Following a marriage arranged by their fathers, young Travellers Angela Devine (Judy Donovan) and Michael Connors (Davy Spillane) are sent to The North of Ireland to smuggle electrical goods back into the south. As they journey through rain-swept border towns, the relationship becomes increasingly strained. They give a lift to IRA renegade, Clicky (Alan Devlin), establishing an uneasy bond between the three. Picking up the goods and returning south, Michael, irritated by Angela, crashes the van. In one of the film’s most inventive scenes, Angela intimates to Clicky, in voiceover flashback, why she was sent to an orphanage.
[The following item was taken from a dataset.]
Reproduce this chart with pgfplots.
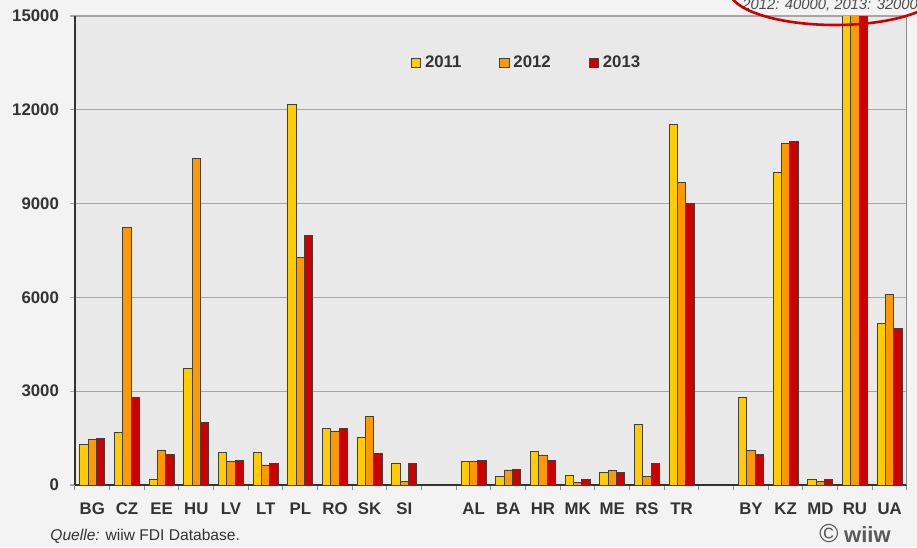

Without transport or money, Michael robs a local post office, forcing them into hiding from the law, before confronting Angela’s father, the incestuous Devine. An Irish road movie, Traveller takes the genre in a different, specifically-Irish direction, upending narrative expectations. Comerford used mostly non-professional actors from the Traveller community, adjusting the script to incorporate changes suggested by the daily lives of the actors. It was, the director states,  ’a mixture of the planned and the spontaneous.’ Comerford’s earlier theme, the foggy relationship between Ireland’s historic struggles and the realities of the present, are neatly woven into the dense textures of Traveller. It’s his most poetic, yet demanding work. 

[eugene finn]

“This to my mind is what cinema is ultimately about”

— Sunday Independent

“Great film - little dialogue - great shots - lots of traditional music. A raw realistic interesting film, you can almost feel the damp, with no Hollywood sentimentality.”